Set exercise
For the entries below, copy exactly the line that contains "Generate a web" through the line that contains "const yTitle = 'Sensitivity';", both ends included, and exclude all pictures.

[start]

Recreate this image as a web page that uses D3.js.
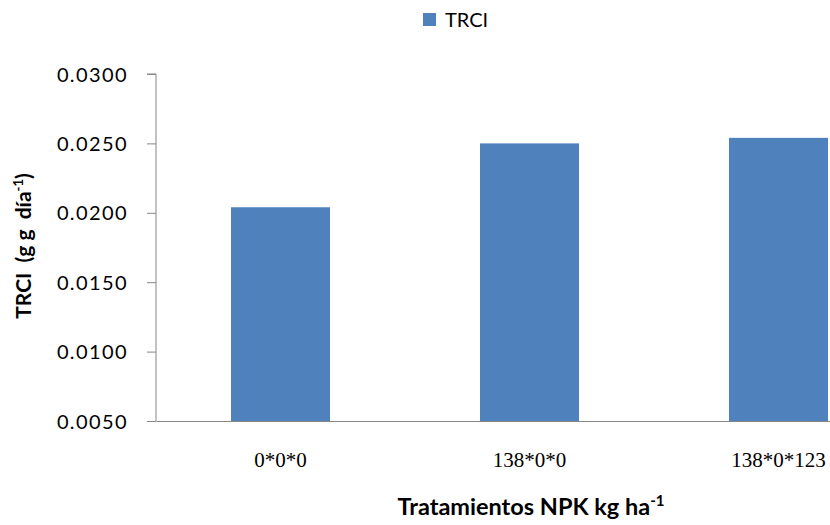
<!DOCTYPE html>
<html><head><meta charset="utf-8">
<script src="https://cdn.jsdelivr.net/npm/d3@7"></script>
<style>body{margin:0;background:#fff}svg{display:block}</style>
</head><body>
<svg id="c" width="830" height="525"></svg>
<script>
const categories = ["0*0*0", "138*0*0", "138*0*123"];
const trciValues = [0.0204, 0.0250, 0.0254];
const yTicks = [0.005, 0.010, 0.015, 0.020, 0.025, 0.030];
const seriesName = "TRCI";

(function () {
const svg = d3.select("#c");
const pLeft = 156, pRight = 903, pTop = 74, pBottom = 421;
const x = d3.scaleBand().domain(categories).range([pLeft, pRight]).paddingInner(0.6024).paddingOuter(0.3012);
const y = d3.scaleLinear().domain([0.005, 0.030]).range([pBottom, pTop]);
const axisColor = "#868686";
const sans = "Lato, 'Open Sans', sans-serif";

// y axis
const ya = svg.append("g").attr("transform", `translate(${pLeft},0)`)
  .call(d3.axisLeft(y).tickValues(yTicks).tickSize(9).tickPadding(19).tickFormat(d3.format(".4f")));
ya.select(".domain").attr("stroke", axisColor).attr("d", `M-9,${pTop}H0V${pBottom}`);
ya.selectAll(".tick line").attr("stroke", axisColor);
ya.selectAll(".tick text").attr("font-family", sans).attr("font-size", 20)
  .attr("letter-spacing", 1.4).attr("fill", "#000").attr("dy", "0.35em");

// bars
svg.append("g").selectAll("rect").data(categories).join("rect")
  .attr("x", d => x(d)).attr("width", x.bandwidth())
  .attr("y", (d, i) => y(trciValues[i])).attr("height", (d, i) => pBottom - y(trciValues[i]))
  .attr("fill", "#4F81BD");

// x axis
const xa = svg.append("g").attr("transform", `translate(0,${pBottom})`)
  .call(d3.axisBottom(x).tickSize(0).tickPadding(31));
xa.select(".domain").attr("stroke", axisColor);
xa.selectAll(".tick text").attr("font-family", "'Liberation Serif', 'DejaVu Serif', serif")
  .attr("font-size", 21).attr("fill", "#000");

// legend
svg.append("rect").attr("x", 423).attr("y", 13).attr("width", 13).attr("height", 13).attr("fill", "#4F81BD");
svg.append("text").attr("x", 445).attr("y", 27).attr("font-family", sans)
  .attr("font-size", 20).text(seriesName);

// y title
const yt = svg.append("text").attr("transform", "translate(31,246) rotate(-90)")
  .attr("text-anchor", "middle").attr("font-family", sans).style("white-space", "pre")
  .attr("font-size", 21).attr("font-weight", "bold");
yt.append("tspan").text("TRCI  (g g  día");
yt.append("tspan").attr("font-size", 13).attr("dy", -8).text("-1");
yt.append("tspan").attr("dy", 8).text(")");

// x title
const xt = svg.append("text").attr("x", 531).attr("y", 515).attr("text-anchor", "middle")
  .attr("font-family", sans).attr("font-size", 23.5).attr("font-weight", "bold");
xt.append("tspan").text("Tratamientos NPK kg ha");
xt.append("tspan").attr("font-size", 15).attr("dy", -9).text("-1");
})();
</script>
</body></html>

[end]
[start]

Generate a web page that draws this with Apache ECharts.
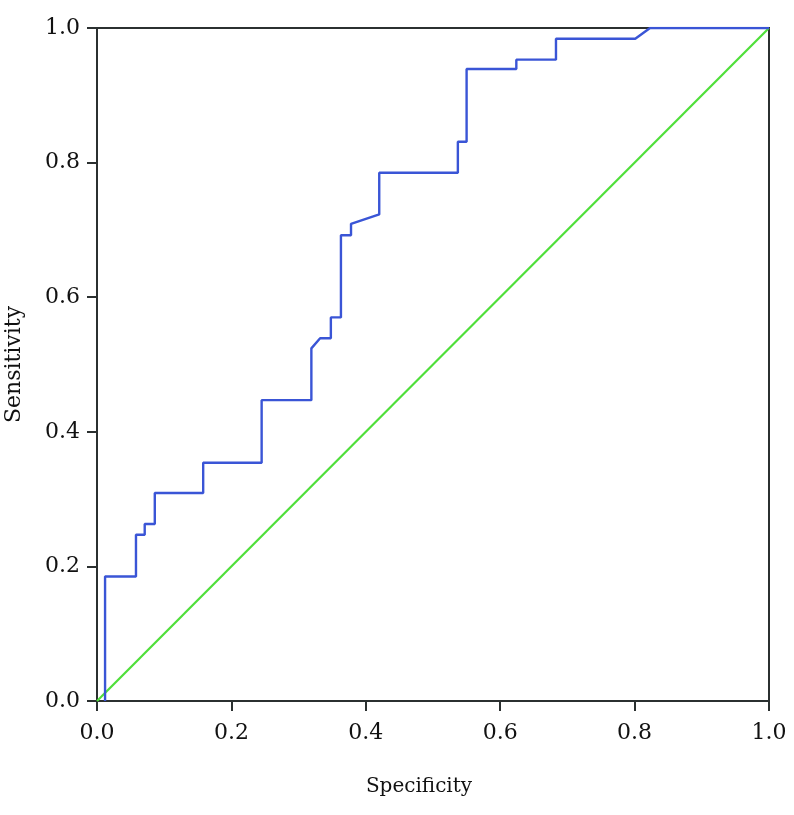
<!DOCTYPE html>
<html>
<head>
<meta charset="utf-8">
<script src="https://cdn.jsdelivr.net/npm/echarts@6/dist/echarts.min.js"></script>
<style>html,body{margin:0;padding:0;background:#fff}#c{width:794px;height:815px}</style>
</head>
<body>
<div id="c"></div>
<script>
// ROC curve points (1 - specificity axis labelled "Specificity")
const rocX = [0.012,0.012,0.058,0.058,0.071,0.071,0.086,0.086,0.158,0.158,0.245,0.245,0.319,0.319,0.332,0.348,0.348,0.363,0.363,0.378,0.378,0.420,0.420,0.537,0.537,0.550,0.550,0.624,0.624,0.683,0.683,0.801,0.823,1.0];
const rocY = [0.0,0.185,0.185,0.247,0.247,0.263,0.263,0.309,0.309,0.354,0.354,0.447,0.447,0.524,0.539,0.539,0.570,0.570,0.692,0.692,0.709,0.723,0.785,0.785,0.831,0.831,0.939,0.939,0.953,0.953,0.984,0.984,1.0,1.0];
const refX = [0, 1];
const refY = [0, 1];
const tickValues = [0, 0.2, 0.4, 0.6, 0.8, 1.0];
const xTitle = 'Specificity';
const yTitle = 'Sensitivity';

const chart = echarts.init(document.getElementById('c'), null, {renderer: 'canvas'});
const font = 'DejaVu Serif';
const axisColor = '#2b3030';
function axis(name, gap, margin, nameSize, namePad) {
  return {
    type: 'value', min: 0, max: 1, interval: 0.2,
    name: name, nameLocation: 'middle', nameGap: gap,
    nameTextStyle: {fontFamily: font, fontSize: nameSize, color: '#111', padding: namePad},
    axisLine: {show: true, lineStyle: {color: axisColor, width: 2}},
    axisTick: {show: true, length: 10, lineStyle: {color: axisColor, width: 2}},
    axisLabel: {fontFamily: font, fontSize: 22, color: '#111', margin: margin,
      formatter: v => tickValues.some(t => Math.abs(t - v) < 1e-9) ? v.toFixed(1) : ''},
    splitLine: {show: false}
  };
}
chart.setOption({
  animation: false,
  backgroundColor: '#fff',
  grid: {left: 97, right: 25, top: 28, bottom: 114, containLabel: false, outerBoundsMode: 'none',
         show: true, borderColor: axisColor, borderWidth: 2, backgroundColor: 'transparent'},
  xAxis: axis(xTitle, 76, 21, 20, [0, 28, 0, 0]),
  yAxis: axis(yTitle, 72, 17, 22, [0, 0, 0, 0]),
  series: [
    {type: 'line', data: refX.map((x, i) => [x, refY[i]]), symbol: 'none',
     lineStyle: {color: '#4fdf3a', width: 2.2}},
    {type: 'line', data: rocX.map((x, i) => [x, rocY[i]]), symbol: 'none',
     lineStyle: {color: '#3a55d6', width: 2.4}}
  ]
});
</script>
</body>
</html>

[end]
[start]

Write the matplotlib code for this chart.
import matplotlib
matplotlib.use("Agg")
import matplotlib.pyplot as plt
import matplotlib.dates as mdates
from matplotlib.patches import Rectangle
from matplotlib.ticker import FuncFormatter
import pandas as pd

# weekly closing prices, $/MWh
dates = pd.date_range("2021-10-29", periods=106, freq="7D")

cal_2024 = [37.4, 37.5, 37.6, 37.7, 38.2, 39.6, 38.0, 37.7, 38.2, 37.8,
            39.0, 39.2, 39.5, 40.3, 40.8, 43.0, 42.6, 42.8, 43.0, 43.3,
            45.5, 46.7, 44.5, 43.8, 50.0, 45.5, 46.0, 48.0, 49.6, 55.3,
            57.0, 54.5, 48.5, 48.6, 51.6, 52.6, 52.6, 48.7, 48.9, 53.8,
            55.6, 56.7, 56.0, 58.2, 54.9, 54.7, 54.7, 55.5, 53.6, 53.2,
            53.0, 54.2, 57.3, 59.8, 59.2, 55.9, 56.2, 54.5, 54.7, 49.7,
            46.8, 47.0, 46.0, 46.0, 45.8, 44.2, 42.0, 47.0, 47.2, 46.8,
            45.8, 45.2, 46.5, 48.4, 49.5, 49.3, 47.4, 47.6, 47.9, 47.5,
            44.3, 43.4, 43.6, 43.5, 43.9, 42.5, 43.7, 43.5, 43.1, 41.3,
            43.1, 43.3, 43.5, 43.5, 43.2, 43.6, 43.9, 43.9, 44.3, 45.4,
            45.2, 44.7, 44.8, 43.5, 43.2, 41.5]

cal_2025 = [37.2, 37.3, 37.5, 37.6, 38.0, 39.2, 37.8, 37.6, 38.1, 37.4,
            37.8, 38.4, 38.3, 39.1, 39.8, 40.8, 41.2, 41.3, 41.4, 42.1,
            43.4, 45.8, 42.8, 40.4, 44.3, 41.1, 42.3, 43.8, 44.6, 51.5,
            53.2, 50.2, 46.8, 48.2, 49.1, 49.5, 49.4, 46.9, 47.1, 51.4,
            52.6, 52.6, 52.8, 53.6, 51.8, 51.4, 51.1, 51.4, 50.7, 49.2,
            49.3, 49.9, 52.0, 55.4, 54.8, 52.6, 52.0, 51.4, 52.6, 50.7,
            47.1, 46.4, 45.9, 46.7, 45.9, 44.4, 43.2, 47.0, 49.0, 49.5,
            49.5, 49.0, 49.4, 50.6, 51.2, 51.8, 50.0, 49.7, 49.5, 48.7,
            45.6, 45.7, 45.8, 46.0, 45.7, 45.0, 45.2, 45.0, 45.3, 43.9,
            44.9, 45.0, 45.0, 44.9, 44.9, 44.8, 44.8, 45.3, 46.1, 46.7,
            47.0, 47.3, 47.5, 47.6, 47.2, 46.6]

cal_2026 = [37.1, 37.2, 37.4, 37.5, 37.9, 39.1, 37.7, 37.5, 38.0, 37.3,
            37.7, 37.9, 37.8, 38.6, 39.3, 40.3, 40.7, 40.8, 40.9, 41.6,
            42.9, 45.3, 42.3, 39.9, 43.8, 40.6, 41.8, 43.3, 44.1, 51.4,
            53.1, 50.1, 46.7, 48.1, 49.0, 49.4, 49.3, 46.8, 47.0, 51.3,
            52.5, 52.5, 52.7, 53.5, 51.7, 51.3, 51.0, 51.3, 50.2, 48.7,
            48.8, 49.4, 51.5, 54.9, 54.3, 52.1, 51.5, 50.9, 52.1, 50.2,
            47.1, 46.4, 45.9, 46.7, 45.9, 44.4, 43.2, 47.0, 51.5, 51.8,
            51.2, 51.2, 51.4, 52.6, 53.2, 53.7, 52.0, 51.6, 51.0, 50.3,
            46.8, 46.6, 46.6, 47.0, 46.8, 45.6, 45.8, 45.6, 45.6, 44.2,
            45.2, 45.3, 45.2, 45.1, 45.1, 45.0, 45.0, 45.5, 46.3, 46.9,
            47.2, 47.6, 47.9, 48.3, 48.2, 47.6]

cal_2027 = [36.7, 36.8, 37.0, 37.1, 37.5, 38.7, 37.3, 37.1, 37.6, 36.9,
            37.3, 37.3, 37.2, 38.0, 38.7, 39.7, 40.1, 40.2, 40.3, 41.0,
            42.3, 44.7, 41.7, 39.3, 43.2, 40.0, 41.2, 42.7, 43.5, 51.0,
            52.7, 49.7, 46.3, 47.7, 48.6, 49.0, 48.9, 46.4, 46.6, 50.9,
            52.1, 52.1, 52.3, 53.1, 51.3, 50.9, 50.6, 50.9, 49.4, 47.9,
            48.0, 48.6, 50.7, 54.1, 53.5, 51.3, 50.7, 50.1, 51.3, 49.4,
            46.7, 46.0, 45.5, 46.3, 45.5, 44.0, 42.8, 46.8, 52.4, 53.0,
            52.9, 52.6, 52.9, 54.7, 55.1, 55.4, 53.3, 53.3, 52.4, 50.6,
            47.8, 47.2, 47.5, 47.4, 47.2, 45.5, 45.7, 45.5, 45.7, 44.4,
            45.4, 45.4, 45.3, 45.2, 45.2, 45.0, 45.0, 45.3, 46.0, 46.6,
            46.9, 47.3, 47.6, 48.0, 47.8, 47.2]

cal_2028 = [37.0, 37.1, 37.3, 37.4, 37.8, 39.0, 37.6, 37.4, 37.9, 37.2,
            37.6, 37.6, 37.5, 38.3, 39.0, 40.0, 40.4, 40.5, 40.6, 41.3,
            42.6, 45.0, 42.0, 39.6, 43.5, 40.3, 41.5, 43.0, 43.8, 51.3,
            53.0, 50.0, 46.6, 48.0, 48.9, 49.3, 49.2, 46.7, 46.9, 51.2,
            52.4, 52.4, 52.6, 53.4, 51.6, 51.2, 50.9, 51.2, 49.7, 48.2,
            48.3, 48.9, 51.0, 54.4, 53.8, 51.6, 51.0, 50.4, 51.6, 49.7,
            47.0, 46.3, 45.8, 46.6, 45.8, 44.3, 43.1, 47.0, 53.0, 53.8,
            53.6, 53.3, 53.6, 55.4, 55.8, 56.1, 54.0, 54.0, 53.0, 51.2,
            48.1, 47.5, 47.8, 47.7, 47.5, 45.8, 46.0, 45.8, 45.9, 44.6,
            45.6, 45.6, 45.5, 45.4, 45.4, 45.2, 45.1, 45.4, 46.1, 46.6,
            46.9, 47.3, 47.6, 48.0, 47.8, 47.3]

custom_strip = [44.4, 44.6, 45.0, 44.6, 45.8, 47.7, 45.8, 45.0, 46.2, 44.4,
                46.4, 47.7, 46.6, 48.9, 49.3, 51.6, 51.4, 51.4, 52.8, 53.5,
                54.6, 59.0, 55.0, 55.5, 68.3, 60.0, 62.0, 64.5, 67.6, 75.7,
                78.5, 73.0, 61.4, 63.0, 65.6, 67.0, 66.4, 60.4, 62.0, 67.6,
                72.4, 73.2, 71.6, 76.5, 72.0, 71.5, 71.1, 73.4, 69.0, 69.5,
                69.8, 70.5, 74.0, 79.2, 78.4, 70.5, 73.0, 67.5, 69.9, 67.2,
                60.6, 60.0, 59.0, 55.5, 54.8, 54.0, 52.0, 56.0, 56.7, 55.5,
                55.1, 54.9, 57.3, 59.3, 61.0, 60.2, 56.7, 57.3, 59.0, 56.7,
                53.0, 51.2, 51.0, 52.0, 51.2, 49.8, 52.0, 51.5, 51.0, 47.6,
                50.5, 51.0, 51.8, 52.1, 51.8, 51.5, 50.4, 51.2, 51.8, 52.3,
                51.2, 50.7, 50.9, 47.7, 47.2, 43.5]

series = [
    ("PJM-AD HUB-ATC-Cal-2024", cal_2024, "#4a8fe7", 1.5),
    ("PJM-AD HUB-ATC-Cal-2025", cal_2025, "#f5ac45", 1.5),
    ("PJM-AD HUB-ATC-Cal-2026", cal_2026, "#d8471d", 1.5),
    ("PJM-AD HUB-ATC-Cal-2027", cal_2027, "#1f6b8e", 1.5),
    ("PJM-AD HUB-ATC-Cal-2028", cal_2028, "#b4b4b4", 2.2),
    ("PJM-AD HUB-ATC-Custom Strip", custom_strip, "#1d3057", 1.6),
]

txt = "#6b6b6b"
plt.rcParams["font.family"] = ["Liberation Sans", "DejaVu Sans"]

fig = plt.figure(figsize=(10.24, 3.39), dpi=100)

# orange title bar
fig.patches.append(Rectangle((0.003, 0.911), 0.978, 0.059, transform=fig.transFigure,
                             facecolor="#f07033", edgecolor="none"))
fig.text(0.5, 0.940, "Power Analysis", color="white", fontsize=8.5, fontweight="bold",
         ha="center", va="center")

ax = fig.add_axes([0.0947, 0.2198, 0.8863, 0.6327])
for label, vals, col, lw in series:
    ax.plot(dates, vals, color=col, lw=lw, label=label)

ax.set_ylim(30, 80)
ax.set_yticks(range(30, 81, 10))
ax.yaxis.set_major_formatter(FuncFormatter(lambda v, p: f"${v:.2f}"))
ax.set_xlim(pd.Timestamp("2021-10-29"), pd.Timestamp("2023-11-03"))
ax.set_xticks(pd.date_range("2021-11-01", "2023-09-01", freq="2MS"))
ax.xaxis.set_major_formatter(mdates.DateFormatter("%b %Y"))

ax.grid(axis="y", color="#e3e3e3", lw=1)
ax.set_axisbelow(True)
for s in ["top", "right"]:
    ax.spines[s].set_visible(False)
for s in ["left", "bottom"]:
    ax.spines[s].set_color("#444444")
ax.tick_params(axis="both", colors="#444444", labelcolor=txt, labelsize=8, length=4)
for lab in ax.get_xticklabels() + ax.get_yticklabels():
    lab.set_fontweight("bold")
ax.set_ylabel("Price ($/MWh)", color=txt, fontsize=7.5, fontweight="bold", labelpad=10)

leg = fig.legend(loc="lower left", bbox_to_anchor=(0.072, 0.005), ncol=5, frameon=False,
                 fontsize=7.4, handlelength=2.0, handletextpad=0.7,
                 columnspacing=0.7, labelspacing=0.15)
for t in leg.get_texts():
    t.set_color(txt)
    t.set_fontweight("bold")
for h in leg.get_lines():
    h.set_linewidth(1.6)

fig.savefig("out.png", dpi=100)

[end]

Task response
Generate a web page that draws this with Apache ECharts.
<!DOCTYPE html>
<html>
<head>
<meta charset="utf-8">
<script src="https://cdn.jsdelivr.net/npm/echarts@6/dist/echarts.min.js"></script>
<style>html,body{margin:0;padding:0;background:#fff}#c{width:794px;height:815px}</style>
</head>
<body>
<div id="c"></div>
<script>
// ROC curve points (1 - specificity axis labelled "Specificity")
const rocX = [0.012,0.012,0.058,0.058,0.071,0.071,0.086,0.086,0.158,0.158,0.245,0.245,0.319,0.319,0.332,0.348,0.348,0.363,0.363,0.378,0.378,0.420,0.420,0.537,0.537,0.550,0.550,0.624,0.624,0.683,0.683,0.801,0.823,1.0];
const rocY = [0.0,0.185,0.185,0.247,0.247,0.263,0.263,0.309,0.309,0.354,0.354,0.447,0.447,0.524,0.539,0.539,0.570,0.570,0.692,0.692,0.709,0.723,0.785,0.785,0.831,0.831,0.939,0.939,0.953,0.953,0.984,0.984,1.0,1.0];
const refX = [0, 1];
const refY = [0, 1];
const tickValues = [0, 0.2, 0.4, 0.6, 0.8, 1.0];
const xTitle = 'Specificity';
const yTitle = 'Sensitivity';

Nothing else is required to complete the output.